Silence. She rubbed the Chesterfield stub out in the glass ashtray next to the bed.

He asked it in a cautious way, almost as though he were afraid of the answer.

“What are your immediate plans, Miranda?”

She grinned, skin stretched, gash on her cheek stinging. Imagined the look on her attorney's face.

“I'm going to drop in on Dr. Hugh Parkinson.”

*   *   *

She pushed her way through the two center doors at 450 Sutter, glancing up at the ornate gold canopy. Timothy Pflueger's Mayan fever dream, completed the year the stock market crashed. She remembered walking by it a couple of years later, grizzled men with unshaven chins crouched against one of the shiny, patterned columns, empty eyes on the gold, staring. Wishing they could flake some of it off.

Parkinson evidently made money or was born with enough to make it last. Offices in a twenty-six-story Harley Street address, outclassing the old Romanesque Medico-Dental Building over on 490 Post like Hillsborough over Burlingame. The rich didn't migrate much, but they wanted their dentists to move with them.

Miranda limped toward the elevator, ankle held up by bulky wrapping, fried egg, sausage, hotcakes, and coffee from the St. Francis warming her belly. Rain over, skies fog-blind again.

She was wearing a plain black dress, the kind approved for the courtroom, a small flat hat with a veil, and the lowest heels she could find. Small clutch purse, black leather, gold trim. Empty except for her pocketbook,
Chadwick's Street Guide,
a new pack of Chesterfields, and the Ronson Majorette.
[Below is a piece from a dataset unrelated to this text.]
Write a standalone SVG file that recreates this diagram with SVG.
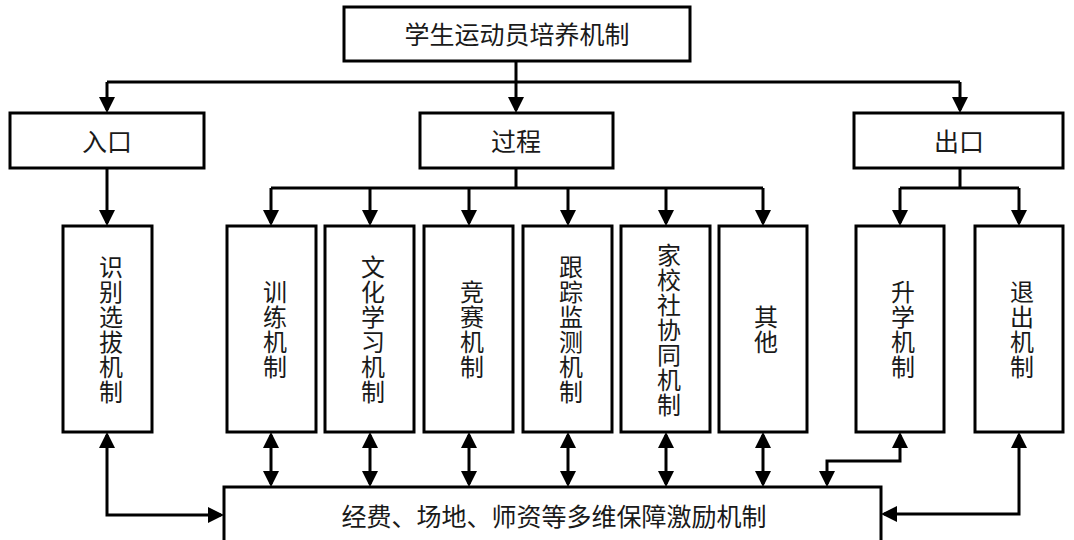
<svg xmlns="http://www.w3.org/2000/svg" width="1074" height="540" viewBox="0 0 1074 540">
<style>
.box{fill:#fff;stroke:#000;stroke-width:3}
.t{font-family:"Noto Sans CJK SC","Noto Sans",sans-serif;font-size:25px;fill:#1a1a1a;text-anchor:middle}
.v{font-family:"Noto Sans CJK SC","Noto Sans",sans-serif;font-size:24px;fill:#1a1a1a;text-anchor:middle;writing-mode:vertical-rl;letter-spacing:1px}
.c{fill:none;stroke:#000;stroke-width:3}
.a{marker-end:url(#ah)}
.d{marker-end:url(#ah);marker-start:url(#ahs)}
</style>
<defs>
<marker id="ah" markerUnits="userSpaceOnUse" markerWidth="16" markerHeight="16" viewBox="0 0 16 16" refX="13" refY="8" orient="auto"><path d="M0,0 L16,8 L0,16 z" fill="#000"/></marker>
<marker id="ahs" markerUnits="userSpaceOnUse" markerWidth="16" markerHeight="16" viewBox="0 0 16 16" refX="13" refY="8" orient="auto-start-reverse"><path d="M0,0 L16,8 L0,16 z" fill="#000"/></marker>
</defs>
<rect width="1074" height="540" fill="#fff"/>
<g id="connectors">
<path class="c" d="M516,61 V82 M107,82 H960"/>
<path class="c a" d="M516,82 V110"/>
<path class="c a" d="M107,82 V110"/>
<path class="c a" d="M960,82 V110"/>
<path class="c a" d="M107,168 V223"/>
<path class="c" d="M516,168 V188 M271,188 H763"/>
<path class="c a" d="M271,188 V223"/>
<path class="c a" d="M370,188 V223"/>
<path class="c a" d="M469,188 V223"/>
<path class="c a" d="M568,188 V223"/>
<path class="c a" d="M666,188 V223"/>
<path class="c a" d="M763,188 V223"/>
<path class="c" d="M960,168 V188 M900,188 H1019"/>
<path class="c a" d="M900,188 V223"/>
<path class="c a" d="M1019,188 V223"/>
<path class="c d" d="M271,435 V484"/>
<path class="c d" d="M370,435 V484"/>
<path class="c d" d="M469,435 V484"/>
<path class="c d" d="M568,435 V484"/>
<path class="c d" d="M666,435 V484"/>
<path class="c d" d="M763,435 V484"/>
<path class="c d" d="M107,435 V515 H221"/>
<path class="c d" d="M900,435 V461 H827 V484"/>
<path class="c d" d="M1019,435 V514 H884"/>
</g>
<g id="n-root"><rect class="box" x="344" y="7" width="346" height="54"/><text class="t" x="517" y="43.5">学生运动员培养机制</text></g>
<g id="n-entry"><rect class="box" x="10" y="113" width="194" height="55"/><text class="t" x="107" y="151">入口</text></g>
<g id="n-process"><rect class="box" x="420" y="113" width="193" height="55"/><text class="t" x="516" y="151">过程</text></g>
<g id="n-exit"><rect class="box" x="854" y="113" width="209" height="55"/><text class="t" x="959" y="151">出口</text></g>
<g id="n-select"><rect class="box" x="63" y="226" width="89" height="206"/><text class="v" x="111" y="330">识别选拔机制</text></g>
<g id="n-train"><rect class="box" x="227" y="226" width="89" height="206"/><text class="v" x="275" y="330">训练机制</text></g>
<g id="n-culture"><rect class="box" x="325" y="226" width="89" height="206"/><text class="v" x="373" y="330">文化学习机制</text></g>
<g id="n-compete"><rect class="box" x="424" y="226" width="89" height="206"/><text class="v" x="472" y="330">竞赛机制</text></g>
<g id="n-track"><rect class="box" x="523" y="226" width="89" height="206"/><text class="v" x="571" y="330">跟踪监测机制</text></g>
<g id="n-home"><rect class="box" x="621" y="226" width="89" height="206"/><text class="v" x="669" y="330">家校社协同机制</text></g>
<g id="n-other"><rect class="box" x="719" y="226" width="88" height="206"/><text class="v" x="766" y="330">其他</text></g>
<g id="n-promote"><rect class="box" x="856" y="226" width="88" height="206"/><text class="v" x="903" y="330">升学机制</text></g>
<g id="n-quit"><rect class="box" x="975" y="226" width="88" height="206"/><text class="v" x="1022" y="330">退出机制</text></g>
<g id="n-support"><rect class="box" x="224" y="487" width="657" height="60"/><text class="t" x="554" y="526">经费、场地、师资等多维保障激励机制</text></g>
</svg>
Thin elevator operator with slicked-down hair and acne pushed number eight, hugging the wall. Well-dressed businessman in a double-suited serge coat with a navy fedora got in, out again on five. Probably ulcers.

Elevator lurched in time with her stomach. She stepped out on eight, operator sneezing when the door closed.

She walked into the outer office of Dr. Hugh R. Parkinson, D.D.S., suite number 872.

Clean and white. Just what she expected. And open for Memorial Day.

*   *   *

The receptionist was a young woman with mousy brown hair and glasses who kept her desk relentlessly tidy. Even the circled dates on the desk calendar were the same goddamn size.

She peered at Miranda, found nothing to object to on the surface. Long fingernails, clearly her pride and joy, painted a very pale pink.

Twenty-three or -four. Probably still a virgin, hoping the boss would be the One.

“May I help you?”

“I'd like to see Dr. Parkinson.”

Confident voice belied her looks. “I'm sorry, Miss, but that is impossible without a prior appointment. Dr. Parkinson's calendar is constantly full.”

Miranda smiled, shifted her weight. Goddamn ankle, needles all the way up her leg.

“But I do have an appointment.”

The young woman looked confused, tapered nails brushing elegantly through the open book. “But—but Miss, there is no one listed for one thirty. We don't schedule on the half hour.”

Miranda leaned against the hard rim of the desk edge. Stared down at her.

“It's a personal appointment. Tell him Miranda Corbie is here to see him. And add my regards to Dr. Gosney.”

The receptionist's eyes grew bigger behind the thick glasses, and she stood up, modeling last year's dress, Emporium special. Ignored the sliding door that probably led to one of the examination rooms. Walked instead toward the far right, rapped her knuckles above a gold knob, and walked in.